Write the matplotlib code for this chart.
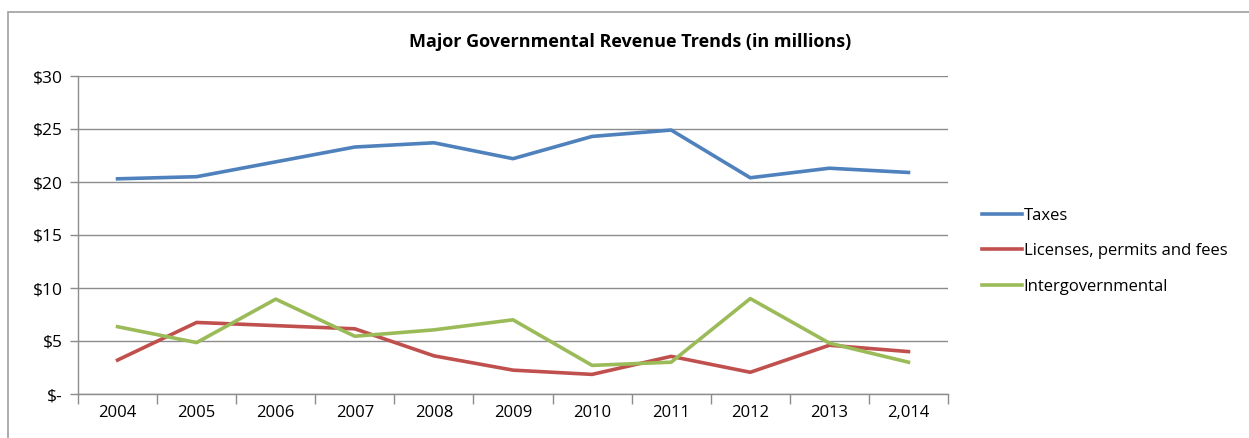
import matplotlib
matplotlib.use("Agg")
import matplotlib.pyplot as plt
from matplotlib.patches import Rectangle
from matplotlib.ticker import FixedLocator, FuncFormatter

plt.rcParams["font.family"] = ["Open Sans", "DejaVu Sans"]

# ── data (millions of dollars) ───────────────────────────────────────────────
years = ["2004", "2005", "2006", "2007", "2008", "2009",
         "2010", "2011", "2012", "2013", "2,014"]
taxes = [20.3, 20.5, 21.9, 23.3, 23.7, 22.2, 24.3, 24.9, 20.4, 21.3, 20.9]
licenses = [3.2, 6.75, 6.45, 6.15, 3.6, 2.25, 1.85, 3.55, 2.05, 4.6, 4.0]
intergov = [6.35, 4.85, 8.95, 5.45, 6.05, 7.0, 2.7, 3.0, 9.0, 4.8, 3.0]

series = [("Taxes", taxes, "#4F81BD"),
          ("Licenses, permits and fees", licenses, "#C0504D"),
          ("Intergovernmental", intergov, "#9BBB59")]

GRID = "#8C8C8C"

fig = plt.figure(figsize=(12.49, 4.38), dpi=100)
fig.patch.set_facecolor("white")

# chart-area border (runs off the right and bottom edges)
fig.patches.append(Rectangle((8 / 1249, -0.05), 1.1, 1.05 - 12 / 438,
                             transform=fig.transFigure, fill=False,
                             edgecolor="#A6A6A6", linewidth=1.3))

ax = fig.add_axes([78 / 1249, 1 - 394 / 438, 870 / 1249, 318 / 438])

x = list(range(len(years)))
for name, vals, color in series:
    ax.plot(x, vals, color=color, linewidth=2.6, label=name,
            solid_joinstyle="round")

ax.set_xlim(-0.5, len(years) - 0.5)
ax.set_ylim(0, 30)

# y axis: accounting style labels
ax.yaxis.set_major_locator(FixedLocator(range(0, 31, 5)))
ax.yaxis.set_major_formatter(
    FuncFormatter(lambda v, p: "$-" if v == 0 else f"${int(v)}"))
ax.grid(axis="y", color=GRID, linewidth=1.0)
ax.set_axisbelow(True)

# x axis: labels centred, tick marks between categories
ax.set_xticks(x)
ax.set_xticklabels(years)
ax.set_xticks([i - 0.5 for i in range(len(years) + 1)], minor=True)
ax.tick_params(axis="x", which="major", length=0, pad=8, labelsize=12)
ax.tick_params(axis="x", which="minor", length=7, color=GRID, width=1)
ax.tick_params(axis="y", length=6, color=GRID, width=1, pad=5,
               labelsize=12.5)

for side in ("top", "right"):
    ax.spines[side].set_visible(False)
for side in ("left", "bottom"):
    ax.spines[side].set_color(GRID)
    ax.spines[side].set_linewidth(1.0)

fig.text(630 / 1249, 1 - 42 / 438,
         "Major Governmental Revenue Trends (in millions)",
         ha="center", va="center", fontsize=13, fontweight="bold")

fig.legend(loc="upper left", bbox_to_anchor=(975 / 1249, 1 - 201 / 438),
           frameon=False, fontsize=12, handlelength=2.4,
           handletextpad=0.12, labelspacing=1.17, borderaxespad=0)

fig.savefig("out.png", dpi=100, facecolor=fig.get_facecolor())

=== What needs to be done ===
Return the material line for line, from its beginning to the line that contains "9.0, 4.8, 3.0]", with the pictures left out.

=== Answer to the exercise ===
Write the matplotlib code for this chart.
import matplotlib
matplotlib.use("Agg")
import matplotlib.pyplot as plt
from matplotlib.patches import Rectangle
from matplotlib.ticker import FixedLocator, FuncFormatter

plt.rcParams["font.family"] = ["Open Sans", "DejaVu Sans"]

# ── data (millions of dollars) ───────────────────────────────────────────────
years = ["2004", "2005", "2006", "2007", "2008", "2009",
         "2010", "2011", "2012", "2013", "2,014"]
taxes = [20.3, 20.5, 21.9, 23.3, 23.7, 22.2, 24.3, 24.9, 20.4, 21.3, 20.9]
licenses = [3.2, 6.75, 6.45, 6.15, 3.6, 2.25, 1.85, 3.55, 2.05, 4.6, 4.0]
intergov = [6.35, 4.85, 8.95, 5.45, 6.05, 7.0, 2.7, 3.0, 9.0, 4.8, 3.0]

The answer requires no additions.